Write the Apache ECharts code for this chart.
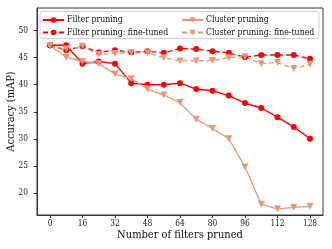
<!DOCTYPE html>
<html>
<head>
<meta charset="utf-8">
<script src="https://cdn.jsdelivr.net/npm/echarts@6/dist/echarts.min.js"></script>
<style>html,body{margin:0;padding:0;background:#fff}#c{width:332px;height:249px}</style>
</head>
<body>
<div id="c"></div>
<script>
const xValues = [0,8,16,24,32,40,48,56,64,72,80,88,96,104,112,120,128];
const xTicks = [0,16,32,48,64,80,96,112,128];
const yTicks = [20,25,30,35,40,45,50];
const filterPruning = [47.3,47.3,43.9,44.3,43.9,40.3,40.0,40.0,40.3,39.2,38.9,38.0,36.6,35.7,34.0,32.2,30.0];
const filterFineTuned = [47.3,46.4,47.1,46.0,46.4,46.0,46.2,45.9,46.7,46.6,46.2,45.9,45.1,45.5,45.5,45.5,44.8];
const clusterPruning = [47.2,45.1,44.3,43.9,42.0,41.1,39.2,38.1,36.7,33.6,31.9,30.0,24.8,17.9,17.0,17.3,17.5];
const clusterFineTuned = [47.2,46.6,47.1,45.6,45.8,45.9,45.9,45.0,44.4,44.4,44.5,45.0,45.2,43.9,44.1,43.0,43.8];

const RED = '#ff0000';
const SAL = '#e9967a';
const FONT = '"DejaVu Serif Condensed", "DejaVu Serif", serif';
const pairs = arr => arr.map((v,i)=>[xValues[i], v]);

function mk(name, data, color, dashed, tri){
  return {
    name, type:'line', data: pairs(data),
    symbol: tri ? 'triangle' : 'circle',
    symbolRotate: tri ? 180 : 0,
    symbolSize: tri ? 7 : 6,
    showSymbol: true,
    itemStyle:{color},
    lineStyle:{color, width: tri ? 1.3 : 1.4, type: dashed ? [5,3] : 'solid'},
    emphasis:{disabled:true},
    animation:false
  };
}

const chart = echarts.init(document.getElementById('c'), null, {renderer:'canvas'});
chart.setOption({
  animation:false,
  textStyle:{fontFamily:FONT},
  grid:{left:37, right:9, top:8, bottom:34, outerBoundsMode:'none', containLabel:false, show:true, borderColor:'#333', borderWidth:1, backgroundColor:'transparent'},
  graphic:[{type:'rect', shape:{x:40, y:11.5, width:279, height:27, r:2}, style:{fill:'rgba(255,255,255,0.8)', stroke:'#d0d0d0', lineWidth:1}, z:50}],
  legend:[
    {data:['Filter pruning','Filter pruning: fine-tuned'], orient:'vertical', left:42, top:15.5, padding:0, itemWidth:21, itemHeight:7, itemGap:3.5,
     textStyle:{fontFamily:FONT, fontSize:8.7, color:'#111', padding:[0,0,0,-2]}, z:60, selectedMode:false},
    {data:['Cluster pruning','Cluster pruning: fine-tuned'], orient:'vertical', left:181, top:15.5, padding:0, itemWidth:21, itemHeight:7, itemGap:3.5,
     textStyle:{fontFamily:FONT, fontSize:8.7, color:'#111', padding:[0,0,0,-2]}, z:60, selectedMode:false}
  ],
  xAxis:{type:'value', min:-6.4, max:134.4,
    name:'Number of filters pruned', nameLocation:'middle', nameGap:14.5, nameMoveOverlap:false,
    nameTextStyle:{fontFamily:FONT, fontSize:11, color:'#111'},
    axisLine:{show:true, onZero:false, lineStyle:{color:'#333'}},
    axisTick:{show:true, length:3, customValues:xTicks, lineStyle:{color:'#333'}},
    axisLabel:{customValues:xTicks, fontFamily:FONT, fontSize:8.3, color:'#222', margin:5},
    splitLine:{show:false}},
  yAxis:{type:'value', min:15.9, max:54.2,
    name:'Accuracy (mAP)', nameLocation:'middle', nameGap:20, nameMoveOverlap:false,
    nameTextStyle:{fontFamily:FONT, fontSize:11, color:'#111'},
    axisLine:{show:true, onZero:false, lineStyle:{color:'#333'}},
    axisTick:{show:true, length:3, customValues:yTicks, lineStyle:{color:'#333'}},
    axisLabel:{customValues:yTicks, fontFamily:FONT, fontSize:8.3, color:'#222', margin:9},
    splitLine:{show:false}},
  series:[
    mk('Filter pruning', filterPruning, RED, false, false),
    mk('Filter pruning: fine-tuned', filterFineTuned, RED, true, false),
    mk('Cluster pruning', clusterPruning, SAL, false, true),
    mk('Cluster pruning: fine-tuned', clusterFineTuned, SAL, true, true)
  ]
});
</script>
</body>
</html>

#### GIVEN REQUEST:
Quote every line word for word and keep the images out of the copy.

#### EXERCISE ANSWER:
Write the Apache ECharts code for this chart.
<!DOCTYPE html>
<html>
<head>
<meta charset="utf-8">
<script src="https://cdn.jsdelivr.net/npm/echarts@6/dist/echarts.min.js"></script>
<style>html,body{margin:0;padding:0;background:#fff}#c{width:332px;height:249px}</style>
</head>
<body>
<div id="c"></div>
<script>
const xValues = [0,8,16,24,32,40,48,56,64,72,80,88,96,104,112,120,128];
const xTicks = [0,16,32,48,64,80,96,112,128];
const yTicks = [20,25,30,35,40,45,50];
const filterPruning = [47.3,47.3,43.9,44.3,43.9,40.3,40.0,40.0,40.3,39.2,38.9,38.0,36.6,35.7,34.0,32.2,30.0];
const filterFineTuned = [47.3,46.4,47.1,46.0,46.4,46.0,46.2,45.9,46.7,46.6,46.2,45.9,45.1,45.5,45.5,45.5,44.8];
const clusterPruning = [47.2,45.1,44.3,43.9,42.0,41.1,39.2,38.1,36.7,33.6,31.9,30.0,24.8,17.9,17.0,17.3,17.5];
const clusterFineTuned = [47.2,46.6,47.1,45.6,45.8,45.9,45.9,45.0,44.4,44.4,44.5,45.0,45.2,43.9,44.1,43.0,43.8];

const RED = '#ff0000';
const SAL = '#e9967a';
const FONT = '"DejaVu Serif Condensed", "DejaVu Serif", serif';
const pairs = arr => arr.map((v,i)=>[xValues[i], v]);

function mk(name, data, color, dashed, tri){
  return {
    name, type:'line', data: pairs(data),
    symbol: tri ? 'triangle' : 'circle',
    symbolRotate: tri ? 180 : 0,
    symbolSize: tri ? 7 : 6,
    showSymbol: true,
    itemStyle:{color},
    lineStyle:{color, width: tri ? 1.3 : 1.4, type: dashed ? [5,3] : 'solid'},
    emphasis:{disabled:true},
    animation:false
  };
}

const chart = echarts.init(document.getElementById('c'), null, {renderer:'canvas'});
chart.setOption({
  animation:false,
  textStyle:{fontFamily:FONT},
  grid:{left:37, right:9, top:8, bottom:34, outerBoundsMode:'none', containLabel:false, show:true, borderColor:'#333', borderWidth:1, backgroundColor:'transparent'},
  graphic:[{type:'rect', shape:{x:40, y:11.5, width:279, height:27, r:2}, style:{fill:'rgba(255,255,255,0.8)', stroke:'#d0d0d0', lineWidth:1}, z:50}],
  legend:[
    {data:['Filter pruning','Filter pruning: fine-tuned'], orient:'vertical', left:42, top:15.5, padding:0, itemWidth:21, itemHeight:7, itemGap:3.5,
     textStyle:{fontFamily:FONT, fontSize:8.7, color:'#111', padding:[0,0,0,-2]}, z:60, selectedMode:false},
    {data:['Cluster pruning','Cluster pruning: fine-tuned'], orient:'vertical', left:181, top:15.5, padding:0, itemWidth:21, itemHeight:7, itemGap:3.5,
     textStyle:{fontFamily:FONT, fontSize:8.7, color:'#111', padding:[0,0,0,-2]}, z:60, selectedMode:false}
  ],
  xAxis:{type:'value', min:-6.4, max:134.4,
    name:'Number of filters pruned', nameLocation:'middle', nameGap:14.5, nameMoveOverlap:false,
    nameTextStyle:{fontFamily:FONT, fontSize:11, color:'#111'},
    axisLine:{show:true, onZero:false, lineStyle:{color:'#333'}},
    axisTick:{show:true, length:3, customValues:xTicks, lineStyle:{color:'#333'}},
    axisLabel:{customValues:xTicks, fontFamily:FONT, fontSize:8.3, color:'#222', margin:5},
    splitLine:{show:false}},
  yAxis:{type:'value', min:15.9, max:54.2,
    name:'Accuracy (mAP)', nameLocation:'middle', nameGap:20, nameMoveOverlap:false,
    nameTextStyle:{fontFamily:FONT, fontSize:11, color:'#111'},
    axisLine:{show:true, onZero:false, lineStyle:{color:'#333'}},
    axisTick:{show:true, length:3, customValues:yTicks, lineStyle:{color:'#333'}},
    axisLabel:{customValues:yTicks, fontFamily:FONT, fontSize:8.3, color:'#222', margin:9},
    splitLine:{show:false}},
  series:[
    mk('Filter pruning', filterPruning, RED, false, false),
    mk('Filter pruning: fine-tuned', filterFineTuned, RED, true, false),
    mk('Cluster pruning', clusterPruning, SAL, false, true),
    mk('Cluster pruning: fine-tuned', clusterFineTuned, SAL, true, true)
  ]
});
</script>
</body>
</html>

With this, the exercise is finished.